ERD Case No. 9321736

An administrative law judge of the Equal Rights Division of the Department of Industry, Labor and Human Relations, issued an Order of Dismissal in the above-captioned matter on September 16, 1993. Complainant filed a timely petition for review by the commission.

Based upon a review of the file, the Labor and Industry Review Commission issues the following:


The Order of Dismissal issued by the administrative law judge on September 16, 1993, is affirmed and shall stand as the FINAL ORDER herein.

Dated and mailed November 1, 1993.

/s/ Pamela I. Anderson, Chairman

/s/ Richard T. Kreul, Commissioner

/s/ James R. Meier, Commissioner


Complainant appeared in this matter by counsel (Attachment 1).  Counsel for complainant subsequently filed a written request for withdrawal with prejudice, signed by counsel (Attachment 2).  That letter met all the requirements of Wisconsin Administrative Code chapter Ind 88.04(1), which provides:

"A complaint may be withdrawn at any time. A request for withdrawal shall be written and shall be signed by the complainant or by the complainant's duly authorized representative or attorney of record. Upon the filing of a request for withdrawal, the department shall dismiss the complaint by written order. Such dismissal shall be with prejudice unless otherwise expressly stated."

Having received a written request for withdrawal signed by complainant's attorney of record, the administrative law judge was obliged by this rule to dismiss the complaint by written order. Because the attorney's letter specifically requested dismissal with prejudice, it was appropriate for the ALJ to issue the dismissal on those terms.

In the absence of an allegation of misrepresentation or intimidation by a representative of the department, and where there is no issue presented about whether the settlement agreement contains something which makes it invalid on its face but only a question of whether it was in fact agreed to, the commission will not entertain collateral attacks on the finality of a settlement based on a party' s claim that their attorney misrepresented the agreement to them or exceeded the scope of their authority in agreeing to it. Clussman v. Ellis Stone Construction Co. (LIRC, March 25, 1986). This rule reflects not only the important policy of making parties accountable for actions of their attorneys, see, Dugenske v. Dugenske, 80 Wis. 2d 64, 68, 257 N.W.2d 865 (1977), but also the equally important policy that settlement should be encouraged. There would be no incentive to enter into a settlement if, once entered into, it could be repudiated by the other party simply because they thought better of it later. If settlement is to be encouraged, settlements must be treated as final when made.

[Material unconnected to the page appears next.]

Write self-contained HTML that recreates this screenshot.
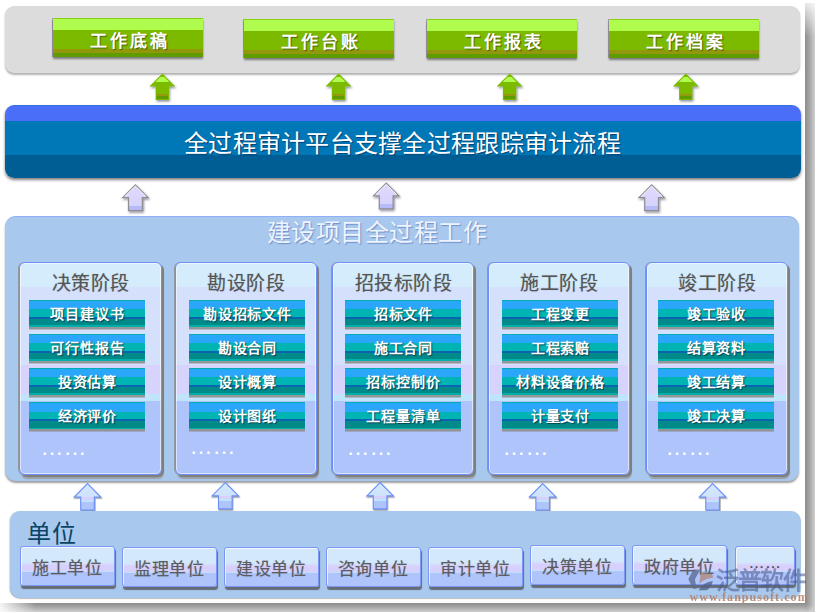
<!DOCTYPE html>
<html lang="zh-CN">
<head>
<meta charset="utf-8">
<title>全过程审计平台</title>
<style>
html,body{margin:0;padding:0;background:#fff;}
body{width:818px;height:613px;position:relative;overflow:hidden;font-family:"Liberation Sans",sans-serif;}
.abs{position:absolute;}
/* page shadows */
#shR{left:805px;top:3px;width:10px;height:600px;background:linear-gradient(90deg,#8c8c8c 0%,#a6a6a6 45%,#cfcfcf 100%);}
#shRfade{left:805px;top:3px;width:10px;height:34px;background:linear-gradient(180deg,rgba(255,255,255,.8) 0%,rgba(255,255,255,0) 100%);}
#shB{left:0;top:603px;width:805px;height:9px;background:linear-gradient(180deg,#8c8c8c 0%,#a6a6a6 45%,#cfcfcf 100%);}
#shBfade{left:0;top:603px;width:36px;height:9px;background:linear-gradient(90deg,rgba(255,255,255,.9) 0%,rgba(255,255,255,0) 100%);}
#shC{left:805px;top:603px;width:10px;height:9px;background:radial-gradient(circle 10px at 0 0,#8c8c8c 0%,#a6a6a6 45%,#cfcfcf 100%);}
/* top gray panel */
#top{left:5px;top:6px;width:795px;height:67px;background:#dcdcdc;border-radius:9px;box-shadow:0 2px 2px rgba(0,0,0,.3);}
.gbtn{height:39px;width:150px;background:linear-gradient(180deg,#8ad014 0,#8ad014 1px,#b0fc4e 1px,#b0fc4e 12px,#7cba00 12px,#7cba00 31px,#92980c 31px,#92980c 35px,#5e9c00 35px,#5e9c00 39px);box-shadow:0 2px 2px rgba(0,0,0,.45),-1px 0 0 rgba(120,100,140,.5);color:#fff;font-weight:bold;font-size:17px;line-height:47px;text-indent:3px;text-align:center;white-space:nowrap;overflow:hidden;text-shadow:1px 1px 1px rgba(60,70,0,.8);letter-spacing:3px;}
/* blue bar */
#bar{left:5px;top:105px;width:796px;height:73px;border-radius:9px;background:linear-gradient(180deg,#1c78d0 0,#4a6ef8 1px,#4a6ef8 16px,#0078b8 16px,#0078b8 50px,#005e94 50px,#005e94 73px);box-shadow:0 2px 3px rgba(0,0,0,.5);color:#fff;font-size:24px;text-align:center;line-height:77px;text-indent:-1px;letter-spacing:.27px;white-space:nowrap;overflow:hidden;text-shadow:1px 1px 1px rgba(0,30,70,.6);}
/* mid panel */
#mid{left:5px;top:216px;width:794px;height:265px;border-radius:11px;background:#a8c8ee;border-top:1px solid #8fb0f6;box-sizing:border-box;box-shadow:0 2px 2px rgba(0,0,0,.38);}
#midt{left:4px;top:216px;width:746px;height:35px;line-height:34px;letter-spacing:.55px;text-align:center;font-size:24px;color:#eef4ff;white-space:nowrap;text-shadow:1px 1px 1px rgba(90,120,180,.7);}
.card{top:262px;height:213px;width:142px;box-sizing:border-box;border:1px solid #6f8ff8;border-radius:6px;background:linear-gradient(180deg,#d4ecfc 0,#d4ecfc 24px,#d4e0fc 24px,#d4e0fc 102px,#d6d4fc 102px,#d6d4fc 131px,#c0e4fc 131px,#c0e4fc 138px,#b0c4fc 138px,#b0c4fc 100%);box-shadow:inset 0 0 0 1px rgba(255,255,255,.55),2px 2px 0 rgba(125,125,125,.95),2px 4px 1px rgba(150,150,150,.8),-1px 0 0 rgba(140,140,140,.8);}
.ct{left:0;top:9px;width:100%;text-align:center;font-size:19px;line-height:24px;letter-spacing:.5px;text-indent:.5px;color:#555;white-space:nowrap;text-shadow:0 0 1px rgba(80,80,80,.45);}
.tb{width:116px;height:28px;background:linear-gradient(180deg,#00b0b0 0,#00b0b0 .6px,#2aa6fa .6px,#2aa6fa 9.5px,#00b4b4 9.5px,#00b4b4 17px,#0a64b0 17px,#0a64b0 19px,#008a8a 19px,#008a8a 25.5px,#00b0a8 25.5px,#00b0a8 27.3px,#999 27.3px,#999 28px);box-shadow:0 1.5px 0 rgba(140,140,140,.9);color:#fff;font-weight:bold;font-size:14px;line-height:28px;letter-spacing:.8px;text-indent:.8px;text-align:center;white-space:nowrap;overflow:hidden;text-shadow:1px 1px 1px rgba(0,50,60,.8);}
.dots{color:#fff;font-size:23px;line-height:20px;letter-spacing:0;white-space:nowrap;}
/* bottom panel */
#bot{left:10px;top:511px;width:791px;height:87px;border-radius:10px;background:#a8c8ee;box-shadow:0 1px 1px rgba(0,0,0,.25),-1px 0 1px rgba(0,0,0,.12);}
#bott{left:27px;top:520px;font-size:24px;line-height:28px;letter-spacing:1px;color:#0b4464;white-space:nowrap;}
.ub{height:40px;width:95px;box-sizing:border-box;border:1px solid #7a96f6;border-radius:3px;background:linear-gradient(180deg,#d4e8fc 0,#d4e8fc 15px,#d8d0fc 18.5px,#d8d0fc 23.5px,#c0e0fc 24px,#c0e0fc 25px,#b0c4fc 25.5px,#b0c4fc 100%);box-shadow:inset 1px 1px 0 rgba(255,255,255,.7),1px 3px 1px rgba(85,85,88,.8);color:#5a5e64;font-size:17px;line-height:43px;letter-spacing:.6px;text-align:center;white-space:nowrap;overflow:hidden;text-shadow:0 0 1px rgba(60,60,60,.4);}
#wm{left:688px;top:568px;width:130px;height:40px;opacity:.78;}
#wmt{left:715.5px;top:566px;font-family:"Liberation Sans",sans-serif;font-size:24px;letter-spacing:-1.6px;line-height:30px;color:#4a5a8c;opacity:.56;white-space:nowrap;font-weight:bold;}
#wmu{left:689.5px;top:589px;font-family:"Liberation Serif",serif;font-weight:bold;font-size:12px;line-height:16px;letter-spacing:1.05px;color:#b08472;opacity:.9;white-space:nowrap;}
</style>
</head>
<body>
<div class="abs" id="shR"></div><div class="abs" id="shRfade"></div>
<div class="abs" id="shB"></div><div class="abs" id="shBfade"></div><div class="abs" id="shC"></div>

<div class="abs" id="top"></div>
<div class="abs gbtn" style="left:53px;top:18px">工作底稿</div>
<div class="abs gbtn" style="left:244px;top:19px">工作台账</div>
<div class="abs gbtn" style="left:427px;top:19px">工作报表</div>
<div class="abs gbtn" style="left:609px;top:19px">工作档案</div>

<svg class="abs" style="left:0;top:0" width="818" height="613" viewBox="0 0 818 613">
<defs>
<linearGradient id="gg" x1="0" y1="0" x2="0" y2="1"><stop offset="0" stop-color="#7cba00"/><stop offset=".079" stop-color="#7cba00"/><stop offset=".079" stop-color="#b0fc4e"/><stop offset=".275" stop-color="#b0fc4e"/><stop offset=".275" stop-color="#7cba00"/><stop offset=".795" stop-color="#7cba00"/><stop offset=".795" stop-color="#96980c"/><stop offset=".883" stop-color="#96980c"/><stop offset=".883" stop-color="#5e9c00"/><stop offset=".983" stop-color="#5e9c00"/><stop offset=".983" stop-color="#7cba00"/><stop offset="1" stop-color="#7cba00"/></linearGradient>
<linearGradient id="lg" x1="0" y1="0" x2="0" y2="1"><stop offset="0" stop-color="#e0d8fe"/><stop offset=".6" stop-color="#dad4fc"/><stop offset=".82" stop-color="#d4d4fc"/><stop offset=".82" stop-color="#b6baf8"/><stop offset="1" stop-color="#b6baf8"/></linearGradient>
<filter id="ds" x="-20%" y="-20%" width="150%" height="150%"><feDropShadow dx="1" dy="1.5" stdDeviation=".8" flood-color="#101030" flood-opacity=".45"/></filter>
<g id="arw"><path d="M0 0 L13.05 12.8 L6.7 12.8 L6.7 26.4 L-6.7 26.4 L-6.7 12.8 L-13.05 12.8 Z" fill="#7cba00"/><path d="M0 1.41 L10.4 11.8 L5.7 11.8 L5.7 25.4 L-5.7 25.4 L-5.7 11.8 L-10.4 11.8 Z" fill="url(#gg)"/></g>
<g id="larw"><path d="M0 .3 L12.7 13 L6.9 13 L6.9 26 L-6.9 26 L-6.9 13 L-12.7 13 Z" fill="url(#lg)" stroke="#8e8e90" stroke-width="1.2" stroke-linejoin="miter"/><path d="M-10.5 11.8 L0 1.6 L10.5 11.8" fill="none" stroke="#fff" stroke-width="1" stroke-opacity=".75"/></g>
</defs>
<g filter="url(#ds)">
<use href="#arw" x="162.35" y="73.6"/><use href="#arw" x="338.5" y="73.6"/><use href="#arw" x="509.6" y="73.6"/><use href="#arw" x="685.8" y="73.6"/>
</g>
<g filter="url(#ds)">
<use href="#larw" x="135.4" y="184.6"/><use href="#larw" x="386.2" y="182.8"/><use href="#larw" x="651.6" y="184.6"/>
</g>
</svg>

<div class="abs" id="bar">全过程审计平台支撑全过程跟踪审计流程</div>

<div class="abs" id="mid"></div>
<div class="abs" id="midt">建设项目全过程工作</div>

<div class="abs card" style="left:19px;width:143px"><div class="abs ct">决策阶段</div></div>
<div class="abs card" style="left:175px"><div class="abs ct">勘设阶段</div></div>
<div class="abs card" style="left:332px"><div class="abs ct">招投标阶段</div></div>
<div class="abs card" style="left:488px"><div class="abs ct">施工阶段</div></div>
<div class="abs card" style="left:646px"><div class="abs ct">竣工阶段</div></div>

<div class="abs tb" style="left:29px;top:300px">项目建议书</div>
<div class="abs tb" style="left:29px;top:334px">可行性报告</div>
<div class="abs tb" style="left:29px;top:368px">投资估算</div>
<div class="abs tb" style="left:29px;top:402px">经济评价</div>
<div class="abs dots" style="left:40.5px;top:437px">……</div>

<div class="abs tb" style="left:189px;top:300px">勘设招标文件</div>
<div class="abs tb" style="left:189px;top:334px">勘设合同</div>
<div class="abs tb" style="left:189px;top:368px">设计概算</div>
<div class="abs tb" style="left:189px;top:402px">设计图纸</div>
<div class="abs dots" style="left:189.5px;top:436px">……</div>

<div class="abs tb" style="left:345px;top:300px">招标文件</div>
<div class="abs tb" style="left:345px;top:334px">施工合同</div>
<div class="abs tb" style="left:345px;top:368px">招标控制价</div>
<div class="abs tb" style="left:345px;top:402px">工程量清单</div>
<div class="abs dots" style="left:346.5px;top:437px">……</div>

<div class="abs tb" style="left:502px;top:300px">工程变更</div>
<div class="abs tb" style="left:502px;top:334px">工程索赔</div>
<div class="abs tb" style="left:502px;top:368px">材料设备价格</div>
<div class="abs tb" style="left:502px;top:402px">计量支付</div>
<div class="abs dots" style="left:502.5px;top:437px">……</div>

<div class="abs tb" style="left:658px;top:300px">竣工验收</div>
<div class="abs tb" style="left:658px;top:334px">结算资料</div>
<div class="abs tb" style="left:658px;top:368px">竣工结算</div>
<div class="abs tb" style="left:658px;top:402px">竣工决算</div>
<div class="abs dots" style="left:665.5px;top:437px">……</div>

<svg class="abs" style="left:0;top:0" width="818" height="613" viewBox="0 0 818 613">
<defs>
<linearGradient id="bg2" x1="0" y1="0" x2="0" y2="1"><stop offset="0" stop-color="#d4e8fe"/><stop offset=".5" stop-color="#cfe2fc"/><stop offset=".52" stop-color="#d8d0fc"/><stop offset=".62" stop-color="#d6d2fc"/><stop offset=".64" stop-color="#c0e4fc"/><stop offset=".69" stop-color="#c0e4fc"/><stop offset=".7" stop-color="#b0c4fc"/><stop offset="1" stop-color="#b0c4fc"/></linearGradient>
<filter id="ds2" x="-20%" y="-20%" width="150%" height="150%"><feDropShadow dx=".6" dy="1.2" stdDeviation=".7" flood-color="#202020" flood-opacity=".5"/></filter>
<path id="barw" d="M0 0 L13.3 13.4 L6.8 13.4 L6.8 26.4 L-6.8 26.4 L-6.8 13.4 L-13.3 13.4 Z" fill="url(#bg2)" stroke="#6a90f8" stroke-width="1.1"/>
</defs>
<g filter="url(#ds2)">
<use href="#barw" x="87.5" y="483.6"/><use href="#barw" x="225.3" y="482.5"/><use href="#barw" x="380.1" y="482.5"/><use href="#barw" x="542.7" y="483.6"/><use href="#barw" x="712.6" y="483.6"/>
</g>
</svg>

<div class="abs" id="bot"></div>
<div class="abs" id="bott">单位</div>
<div class="abs ub" style="left:20px;top:546px">施工单位</div>
<div class="abs ub" style="left:122px;top:547px">监理单位</div>
<div class="abs ub" style="left:224px;top:547px">建设单位</div>
<div class="abs ub" style="left:325.5px;top:547px">咨询单位</div>
<div class="abs ub" style="left:428px;top:547px">审计单位</div>
<div class="abs ub" style="left:530px;top:545px">决策单位</div>
<div class="abs ub" style="left:632px;top:545px">政府单位</div>
<div class="abs ub" style="left:735px;top:546px;width:60px;height:39px;color:#4c4c50;line-height:32px;font-size:16px">……</div>
<svg class="abs" id="wm" viewBox="688 568 130 40">
<path d="M693.4 569.4 L700.4 569.4 L694.9 579.3 L696.7 588.8 L693 588.8 L688.3 579.3 Z" fill="#5a6c92"/>
<path d="M700.7 573 L711.4 574.1 Q713.3 576 712.9 577.8 Q704 578.5 699.3 584 Z" fill="#b08a7a"/>
<path d="M698.5 590.3 Q703.3 582.2 712.9 581.1 Q710.7 589.2 706.3 590.3 Z" fill="#52648a"/>
</svg>
<div class="abs" id="wmt">泛普软件</div>
<div class="abs" id="wmu">www.fanpusoft.com</div>

</body>
</html>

By filing her letter of September 15, 1993, complainant's counsel effectively brought about the dismissal with prejudice of her client's complaint. If her client had in fact authorized this and has simply thought better of it now, his afterthoughts do not justify upsetting the order of ALJ. If her client had in fact  not authorized counsel to enter into the settlement on his behalf or to dismiss his complaint with prejudice on his behalf, then his remedy is to attempt to prove malpractice. See, Johnson v. Allis Chalmers Corp., 162 Wis. 2d 261, 285, 470 N.W.2d 859 (1991).   The Labor and Industry Review Commission is not the appropriate tribunal to determine whether the obligations of attorney to client were properly complied with in this case. It can determine only that, counsel of record having filed a written request that the complaint be dismissed with prejudice, the dismissal was appropriate.